## RECORDED DATA
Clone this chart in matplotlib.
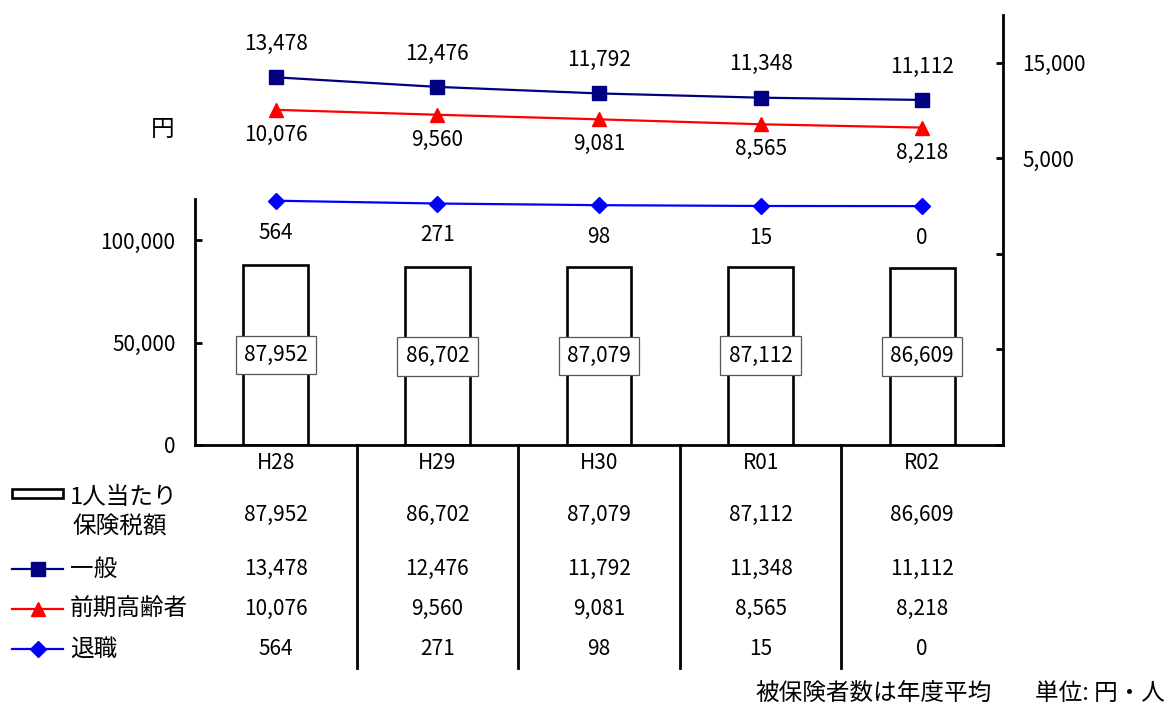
import matplotlib
matplotlib.use("Agg")
import matplotlib.pyplot as plt
import matplotlib.transforms as mtransforms
from matplotlib.lines import Line2D
from matplotlib.patches import Rectangle

plt.rcParams['font.family'] = ['Noto Sans CJK JP', 'DejaVu Sans']

# ---- data ----
years = ["H28", "H29", "H30", "R01", "R02"]
per_capita_tax = [87952, 86702, 87079, 87112, 86609]   # 1人当たり保険税額
general = [13478, 12476, 11792, 11348, 11112]          # 一般
early_elderly = [10076, 9560, 9081, 8565, 8218]        # 前期高齢者
retired = [564, 271, 98, 15, 0]                        # 退職

series_labels = ["一般", "前期高齢者", "退職"]

W, H = 1168, 708
FS = 15      # numbers
FSJ = 17     # Japanese labels

def fx(px):
    return px / W

def fy(py):
    return 1 - py / H

def fmt(v):
    return f"{v:,}"

fig = plt.figure(figsize=(W / 100, H / 100), dpi=100)
ax = fig.add_axes([fx(195), fy(445), (1003 - 195) / W, 430 / H])
ax2 = ax.twinx()

x = list(range(len(years)))

# bars on the left axis
ax.bar(x, per_capita_tax, width=0.40, facecolor="white", edgecolor="black",
       linewidth=1.9, zorder=2)
for xi, v in zip(x, per_capita_tax):
    ax.text(xi, v / 2, fmt(v), ha="center", va="center", fontsize=FS,
            zorder=4,
            bbox=dict(boxstyle="square,pad=0.4", facecolor="white",
                      edgecolor="#555555", linewidth=0.9))

ax.set_xlim(-0.5, 4.5)
ax.set_ylim(0, 210000)
ax.set_yticks([0, 50000, 100000])
ax.set_yticklabels([fmt(v) for v in [0, 50000, 100000]])
ax.set_xticks([])
ax.spines["top"].set_visible(False)
ax.spines["right"].set_visible(False)
ax.spines["left"].set_bounds(0, 120000)
for s in ("left", "bottom"):
    ax.spines[s].set_linewidth(2.0)
ax.tick_params(axis="y", direction="in", length=5, width=2.0, pad=14,
               labelsize=FS)

# lines on the right axis
ax2.set_ylim(-25000, 20000)
r_ticks = [-25000, -15000, -5000, 5000, 15000]
ax2.set_yticks(r_ticks)
ax2.set_yticklabels([fmt(v) if v > 0 else "" for v in r_ticks])
ax2.spines["top"].set_visible(False)
ax2.spines["left"].set_visible(False)
ax2.spines["bottom"].set_visible(False)
ax2.spines["right"].set_linewidth(2.0)
ax2.tick_params(axis="y", direction="in", length=5, width=2.0, pad=14,
                labelsize=FS)

styles = [
    (general, "#000080", "s", 10, 24),
    (early_elderly, "#FF0000", "^", 10, -18),
    (retired, "#0000FF", "D", 8, -23),
]
for vals, col, mk, ms, off in styles:
    ax2.plot(x, vals, color=col, marker=mk, markersize=ms, linewidth=1.6,
             zorder=3, clip_on=False)
    for xi, v in zip(x, vals):
        ax2.annotate(fmt(v), (xi, v), xytext=(0, off), textcoords="offset points",
                     ha="center", va="center", fontsize=FS)

fig.text(fx(163), fy(129), "円", ha="center", va="center", fontsize=FSJ)

# data table under the plot
tr = mtransforms.blended_transform_factory(ax.transData, fig.transFigure)
for xi, yr in zip(x, years):
    fig.text(xi, fy(463), yr, transform=tr, ha="center", va="center", fontsize=FS)

rows_y = [515, 569, 609, 649]
for ry, vals in zip(rows_y, [per_capita_tax, general, early_elderly, retired]):
    for xi, v in zip(x, vals):
        fig.text(xi, fy(ry), fmt(v), transform=tr, ha="center", va="center",
                 fontsize=FS)

for b in [0.5, 1.5, 2.5, 3.5]:
    fig.add_artist(Line2D([b, b], [fy(445), fy(668)], transform=tr,
                          color="black", linewidth=2.0))

# legend keys in the table
fig.add_artist(Rectangle((fx(12), fy(498)), fx(63) - fx(12), fy(489) - fy(498),
                         transform=fig.transFigure, facecolor="white",
                         edgecolor="black", linewidth=1.9))
fig.text(fx(70), fy(497), "1人当たり", ha="left", va="center", fontsize=FSJ)
fig.text(fx(72), fy(527), "保険税額", ha="left", va="center", fontsize=FSJ)

for ry, (vals, col, mk, ms, off), lab in zip(rows_y[1:], styles, series_labels):
    fig.add_artist(Line2D([fx(12), fx(63)], [fy(ry), fy(ry)],
                          transform=fig.transFigure, color=col, linewidth=1.6))
    fig.add_artist(Line2D([fx(37.5)], [fy(ry)], transform=fig.transFigure,
                          color=col, marker=mk, markersize=ms, linestyle="none"))
    fig.text(fx(70), fy(ry), lab, ha="left", va="center", fontsize=FSJ)

fig.text(fx(755), fy(694), "被保険者数は年度平均", ha="left", va="center",
         fontsize=FSJ)
fig.text(fx(1165), fy(694), "単位: 円・人", ha="right", va="center",
         fontsize=FSJ)

fig.savefig("out.png", dpi=100)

## SHORT TASK
Copy every line of the data exactly as written, excluding the pictures.

## SOLUTION FOR THIS TASK
Clone this chart in matplotlib.
import matplotlib
matplotlib.use("Agg")
import matplotlib.pyplot as plt
import matplotlib.transforms as mtransforms
from matplotlib.lines import Line2D
from matplotlib.patches import Rectangle

plt.rcParams['font.family'] = ['Noto Sans CJK JP', 'DejaVu Sans']

# ---- data ----
years = ["H28", "H29", "H30", "R01", "R02"]
per_capita_tax = [87952, 86702, 87079, 87112, 86609]   # 1人当たり保険税額
general = [13478, 12476, 11792, 11348, 11112]          # 一般
early_elderly = [10076, 9560, 9081, 8565, 8218]        # 前期高齢者
retired = [564, 271, 98, 15, 0]                        # 退職

series_labels = ["一般", "前期高齢者", "退職"]

W, H = 1168, 708
FS = 15      # numbers
FSJ = 17     # Japanese labels

def fx(px):
    return px / W

def fy(py):
    return 1 - py / H

def fmt(v):
    return f"{v:,}"

fig = plt.figure(figsize=(W / 100, H / 100), dpi=100)
ax = fig.add_axes([fx(195), fy(445), (1003 - 195) / W, 430 / H])
ax2 = ax.twinx()

x = list(range(len(years)))

# bars on the left axis
ax.bar(x, per_capita_tax, width=0.40, facecolor="white", edgecolor="black",
       linewidth=1.9, zorder=2)
for xi, v in zip(x, per_capita_tax):
    ax.text(xi, v / 2, fmt(v), ha="center", va="center", fontsize=FS,
            zorder=4,
            bbox=dict(boxstyle="square,pad=0.4", facecolor="white",
                      edgecolor="#555555", linewidth=0.9))

ax.set_xlim(-0.5, 4.5)
ax.set_ylim(0, 210000)
ax.set_yticks([0, 50000, 100000])
ax.set_yticklabels([fmt(v) for v in [0, 50000, 100000]])
ax.set_xticks([])
ax.spines["top"].set_visible(False)
ax.spines["right"].set_visible(False)
ax.spines["left"].set_bounds(0, 120000)
for s in ("left", "bottom"):
    ax.spines[s].set_linewidth(2.0)
ax.tick_params(axis="y", direction="in", length=5, width=2.0, pad=14,
               labelsize=FS)

# lines on the right axis
ax2.set_ylim(-25000, 20000)
r_ticks = [-25000, -15000, -5000, 5000, 15000]
ax2.set_yticks(r_ticks)
ax2.set_yticklabels([fmt(v) if v > 0 else "" for v in r_ticks])
ax2.spines["top"].set_visible(False)
ax2.spines["left"].set_visible(False)
ax2.spines["bottom"].set_visible(False)
ax2.spines["right"].set_linewidth(2.0)
ax2.tick_params(axis="y", direction="in", length=5, width=2.0, pad=14,
                labelsize=FS)

styles = [
    (general, "#000080", "s", 10, 24),
    (early_elderly, "#FF0000", "^", 10, -18),
    (retired, "#0000FF", "D", 8, -23),
]
for vals, col, mk, ms, off in styles:
    ax2.plot(x, vals, color=col, marker=mk, markersize=ms, linewidth=1.6,
             zorder=3, clip_on=False)
    for xi, v in zip(x, vals):
        ax2.annotate(fmt(v), (xi, v), xytext=(0, off), textcoords="offset points",
                     ha="center", va="center", fontsize=FS)

fig.text(fx(163), fy(129), "円", ha="center", va="center", fontsize=FSJ)

# data table under the plot
tr = mtransforms.blended_transform_factory(ax.transData, fig.transFigure)
for xi, yr in zip(x, years):
    fig.text(xi, fy(463), yr, transform=tr, ha="center", va="center", fontsize=FS)

rows_y = [515, 569, 609, 649]
for ry, vals in zip(rows_y, [per_capita_tax, general, early_elderly, retired]):
    for xi, v in zip(x, vals):
        fig.text(xi, fy(ry), fmt(v), transform=tr, ha="center", va="center",
                 fontsize=FS)

for b in [0.5, 1.5, 2.5, 3.5]:
    fig.add_artist(Line2D([b, b], [fy(445), fy(668)], transform=tr,
                          color="black", linewidth=2.0))

# legend keys in the table
fig.add_artist(Rectangle((fx(12), fy(498)), fx(63) - fx(12), fy(489) - fy(498),
                         transform=fig.transFigure, facecolor="white",
                         edgecolor="black", linewidth=1.9))
fig.text(fx(70), fy(497), "1人当たり", ha="left", va="center", fontsize=FSJ)
fig.text(fx(72), fy(527), "保険税額", ha="left", va="center", fontsize=FSJ)

for ry, (vals, col, mk, ms, off), lab in zip(rows_y[1:], styles, series_labels):
    fig.add_artist(Line2D([fx(12), fx(63)], [fy(ry), fy(ry)],
                          transform=fig.transFigure, color=col, linewidth=1.6))
    fig.add_artist(Line2D([fx(37.5)], [fy(ry)], transform=fig.transFigure,
                          color=col, marker=mk, markersize=ms, linestyle="none"))
    fig.text(fx(70), fy(ry), lab, ha="left", va="center", fontsize=FSJ)

fig.text(fx(755), fy(694), "被保険者数は年度平均", ha="left", va="center",
         fontsize=FSJ)
fig.text(fx(1165), fy(694), "単位: 円・人", ha="right", va="center",
         fontsize=FSJ)

fig.savefig("out.png", dpi=100)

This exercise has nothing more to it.